Lexington and Concord
On 19 April 1775, at Lexington and Concord, Massachusetts, a column of British soldiers marched to the countryside to collect arms and munitions from the Patriot Militia. The "Red Coats" marched in regimental formation down the main roads towards Lexington and Concord. As the British entered the village they were met by a small but very effect band of men from neighboring towns in Massachusetts. Below are the (17) seventeen Kidder's that responded to the alarm at Lexington and Concord.

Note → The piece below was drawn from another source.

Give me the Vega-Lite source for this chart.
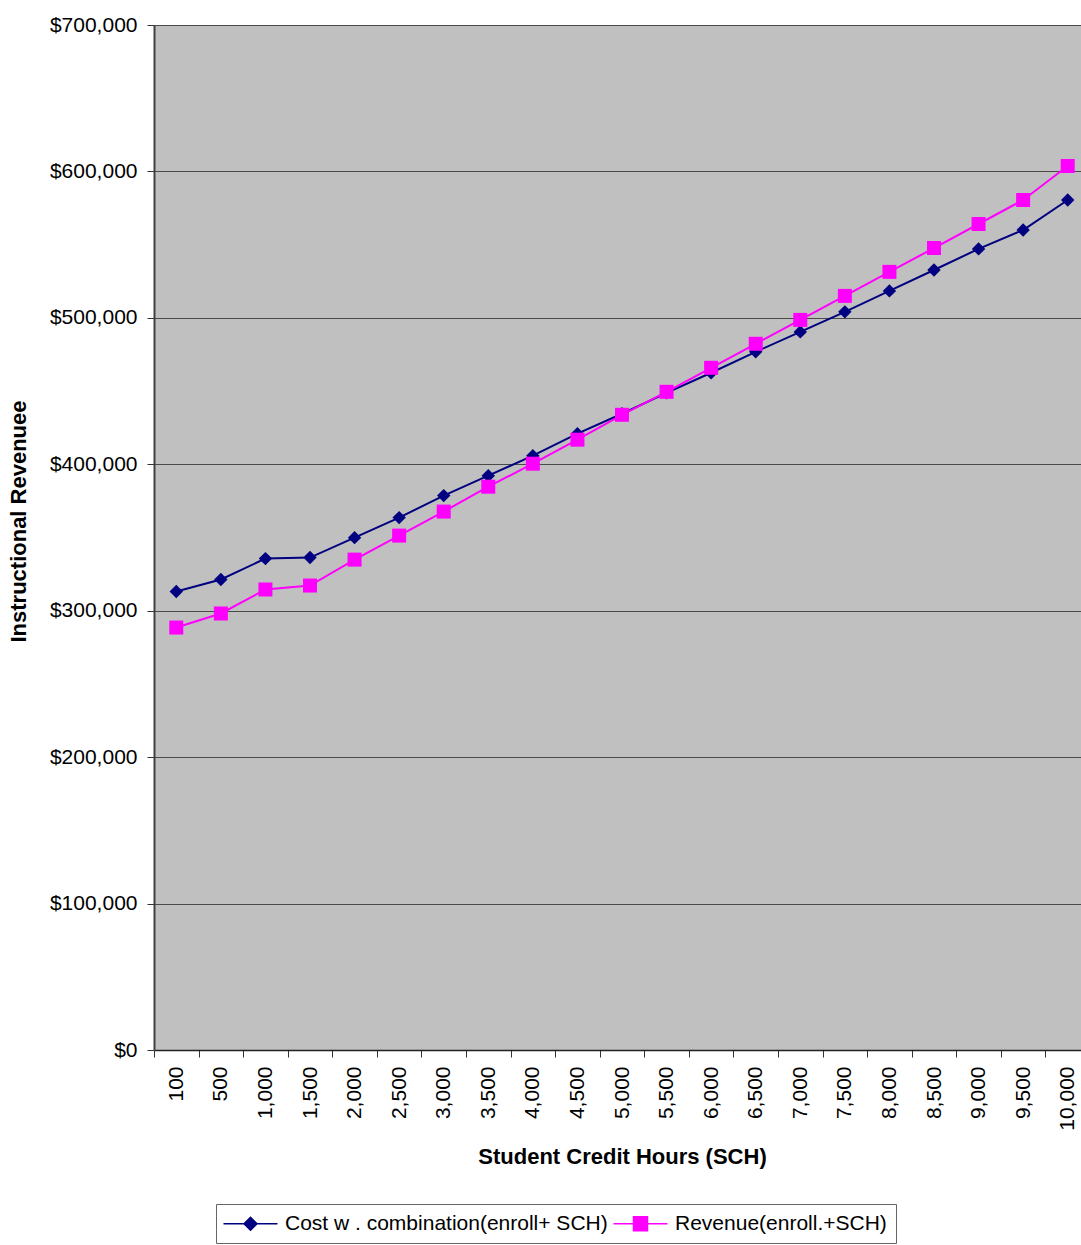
{
  "$schema": "https://vega.github.io/schema/vega-lite/v6.json",
  "autosize": "none",
  "width": 936,
  "height": 1025,
  "padding": {"left": 154, "top": 25, "right": -9, "bottom": 195},
  "background": "#ffffff",
  "config": {
    "view": {"fill": "#C0C0C0", "stroke": null},
    "font": "Liberation Sans"
  },
  "data": {
    "values": [
      {"sch": "100", "series": "Cost w . combination(enroll+ SCH)", "value": 313100},
      {"sch": "500", "series": "Cost w . combination(enroll+ SCH)", "value": 321300},
      {"sch": "1,000", "series": "Cost w . combination(enroll+ SCH)", "value": 335600},
      {"sch": "1,500", "series": "Cost w . combination(enroll+ SCH)", "value": 336300},
      {"sch": "2,000", "series": "Cost w . combination(enroll+ SCH)", "value": 349900},
      {"sch": "2,500", "series": "Cost w . combination(enroll+ SCH)", "value": 363600},
      {"sch": "3,000", "series": "Cost w . combination(enroll+ SCH)", "value": 378600},
      {"sch": "3,500", "series": "Cost w . combination(enroll+ SCH)", "value": 392200},
      {"sch": "4,000", "series": "Cost w . combination(enroll+ SCH)", "value": 405900},
      {"sch": "4,500", "series": "Cost w . combination(enroll+ SCH)", "value": 420900},
      {"sch": "5,000", "series": "Cost w . combination(enroll+ SCH)", "value": 434500},
      {"sch": "5,500", "series": "Cost w . combination(enroll+ SCH)", "value": 448800},
      {"sch": "6,000", "series": "Cost w . combination(enroll+ SCH)", "value": 462500},
      {"sch": "6,500", "series": "Cost w . combination(enroll+ SCH)", "value": 476800},
      {"sch": "7,000", "series": "Cost w . combination(enroll+ SCH)", "value": 490400},
      {"sch": "7,500", "series": "Cost w . combination(enroll+ SCH)", "value": 504100},
      {"sch": "8,000", "series": "Cost w . combination(enroll+ SCH)", "value": 518400},
      {"sch": "8,500", "series": "Cost w . combination(enroll+ SCH)", "value": 532700},
      {"sch": "9,000", "series": "Cost w . combination(enroll+ SCH)", "value": 547100},
      {"sch": "9,500", "series": "Cost w . combination(enroll+ SCH)", "value": 560000},
      {"sch": "10,000", "series": "Cost w . combination(enroll+ SCH)", "value": 580500},
      {"sch": "100", "series": "Revenue(enroll.+SCH)", "value": 288500},
      {"sch": "500", "series": "Revenue(enroll.+SCH)", "value": 298100},
      {"sch": "1,000", "series": "Revenue(enroll.+SCH)", "value": 314500},
      {"sch": "1,500", "series": "Revenue(enroll.+SCH)", "value": 317200},
      {"sch": "2,000", "series": "Revenue(enroll.+SCH)", "value": 334900},
      {"sch": "2,500", "series": "Revenue(enroll.+SCH)", "value": 351300},
      {"sch": "3,000", "series": "Revenue(enroll.+SCH)", "value": 367700},
      {"sch": "3,500", "series": "Revenue(enroll.+SCH)", "value": 384700},
      {"sch": "4,000", "series": "Revenue(enroll.+SCH)", "value": 400400},
      {"sch": "4,500", "series": "Revenue(enroll.+SCH)", "value": 416800},
      {"sch": "5,000", "series": "Revenue(enroll.+SCH)", "value": 433800},
      {"sch": "5,500", "series": "Revenue(enroll.+SCH)", "value": 449500},
      {"sch": "6,000", "series": "Revenue(enroll.+SCH)", "value": 465900},
      {"sch": "6,500", "series": "Revenue(enroll.+SCH)", "value": 482300},
      {"sch": "7,000", "series": "Revenue(enroll.+SCH)", "value": 498600},
      {"sch": "7,500", "series": "Revenue(enroll.+SCH)", "value": 515000},
      {"sch": "8,000", "series": "Revenue(enroll.+SCH)", "value": 531400},
      {"sch": "8,500", "series": "Revenue(enroll.+SCH)", "value": 547700},
      {"sch": "9,000", "series": "Revenue(enroll.+SCH)", "value": 564100},
      {"sch": "9,500", "series": "Revenue(enroll.+SCH)", "value": 580500},
      {"sch": "10,000", "series": "Revenue(enroll.+SCH)", "value": 603700}
    ]
  },
  "encoding": {
    "x": {
      "field": "sch",
      "type": "ordinal",
      "sort": null,
      "scale": {"type": "band", "paddingInner": 0, "paddingOuter": 0},
      "axis": {
        "title": "Student Credit Hours (SCH)",
        "titleFont": "Liberation Sans",
        "titleFontSize": 22,
        "titleFontWeight": "bold",
        "titleColor": "#000000",
        "titlePadding": 16,
        "labelAngle": -90,
        "labelFont": "Liberation Sans",
        "labelFontSize": 21,
        "labelColor": "#000000",
        "labelPadding": 9,
        "tickBand": "extent",
        "tickSize": 7,
        "tickColor": "#333333",
        "domainColor": "#222222",
        "domainWidth": 1.5,
        "grid": false
      }
    },
    "y": {
      "field": "value",
      "type": "quantitative",
      "scale": {"domain": [0, 700000], "nice": false},
      "axis": {
        "title": "Instructional Revenuee",
        "titleFont": "Liberation Sans",
        "titleFontSize": 22,
        "titleFontWeight": "bold",
        "titleColor": "#000000",
        "titlePadding": 19,
        "titleY": 496,
        "values": [0, 100000, 200000, 300000, 400000, 500000, 600000, 700000],
        "format": "$,.0f",
        "labelFont": "Liberation Sans",
        "labelFontSize": 21,
        "labelColor": "#000000",
        "labelPadding": 10,
        "tickSize": 7,
        "tickColor": "#333333",
        "domainColor": "#404040",
        "domainWidth": 2,
        "grid": true,
        "gridColor": "#4a4a4a",
        "gridWidth": 1
      }
    },
    "color": {
      "field": "series",
      "type": "nominal",
      "scale": {
        "domain": ["Cost w . combination(enroll+ SCH)", "Revenue(enroll.+SCH)"],
        "range": ["#000080", "#FF00FF"]
      },
      "legend": {
        "title": null,
        "orient": "none",
        "legendX": 62,
        "legendY": 1179,
        "direction": "horizontal",
        "strokeColor": "#666666",
        "fillColor": "#ffffff",
        "padding": 9,
        "labelFont": "Liberation Sans",
        "labelFontSize": 21,
        "labelColor": "#000000",
        "labelLimit": 0,
        "symbolSize": 100,
        "symbolOffset": 15,
        "labelOffset": 24,
        "columnPadding": 2,
        "symbolStrokeWidth": 1.5,
        "encode": {
          "symbols": {
            "update": {
              "shape": {"signal": "datum.value === 'Revenue(enroll.+SCH)' ? 'M-5.4,0H-1.4V-1.4H1.4V1.4H-1.4V0M1.4,0H5.4' : 'M-5.4,0H-1.3L0,-1.3L1.3,0L0,1.3L-1.3,0M1.3,0H5.4'"},
              "fill": {"signal": "datum.value === 'Revenue(enroll.+SCH)' ? '#FF00FF' : '#000080'"},
              "stroke": {"signal": "datum.value === 'Revenue(enroll.+SCH)' ? '#FF00FF' : '#000080'"},
              "strokeWidth": {"value": 1.5},
              "opacity": {"value": 1}
            }
          }
        }
      }
    }
  },
  "layer": [
    {
      "mark": {"type": "line", "strokeWidth": 2}
    },
    {
      "transform": [{"filter": "datum.series === 'Cost w . combination(enroll+ SCH)'"}],
      "mark": {"type": "point", "shape": "diamond", "size": 180, "filled": true, "opacity": 1}
    },
    {
      "transform": [{"filter": "datum.series === 'Revenue(enroll.+SCH)'"}],
      "mark": {"type": "point", "shape": "square", "size": 196, "filled": true, "opacity": 1}
    }
  ]
}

Town of Tewksbury --- Daniel, Josiah, Jeremiah, Jeremiah
Town of Billerica --- Isaac, Samuel, William
Town of Sutton --- Francis, John
Town of Chelmsford --- James, Thomas
Town of Dudley --- Benjamin, Samuel
Town of New Marlborough --- John
Town of Littleton --- Francis
Town of Concord --- Isaac and Joseph

The Beginning

Ensign JAMES KIDDER, the progenitor of practically all persons in the United States who bear his surname, believed to have been born a East Grinstead, Sussex, England, about 1626; died at Billerica, Middlesex County, Mass., 16 April 1676, "aged fifty". He married at Cambridge, Mass., presumably late in 1649 or early in 1650, ANNA MOORE of that place, born in England about 1630; died at Billerica in 1691, daughter of Elder Francis and Katherine Moore.
James Kidder's probable birthplace, East Grinstead, is a small town about thirty miles from London, and in the near vicinity of Maresfield, ancient seat of the Kidder family. Nothing is known of his early years nor of the reasons which prompted his leaving the home of his fathers to settle in New England where he is believed to have arrived about 1649, shortly before his marriage to Anna Moore.
i. HANNAH, b. at Cambridge, Mass., 1 March 1650/51.
ii. DOROTHY, b. 29 January 1651/52.
iii. JAMES, b. at Cambridge, 3 January 1653/4
iv. JOHN, b. at Cambridge, in 1655/6
v. THOMAS, b. at Cambridge, 1 Mar. 1657
vi. NATHANIEL, b. at Cambridge, 27 Feb. 1659.
vii. EPHRAIM, b. at Billerica, 31 Aug. 1660
viii. STEPHEN, b. at Billerica, 26 Nov. 1662
ix. ENOCH, b. at Billerica, 16 Sept. 1664
x. SAMUEL, b. at Billerica, 7 Jan. 1665/6
xi. SARAH, b. at Billerica, 1 June 1667.
xii. JOSEPH, b. at Billerica, 20 Nov., 1670; d. there in 1683.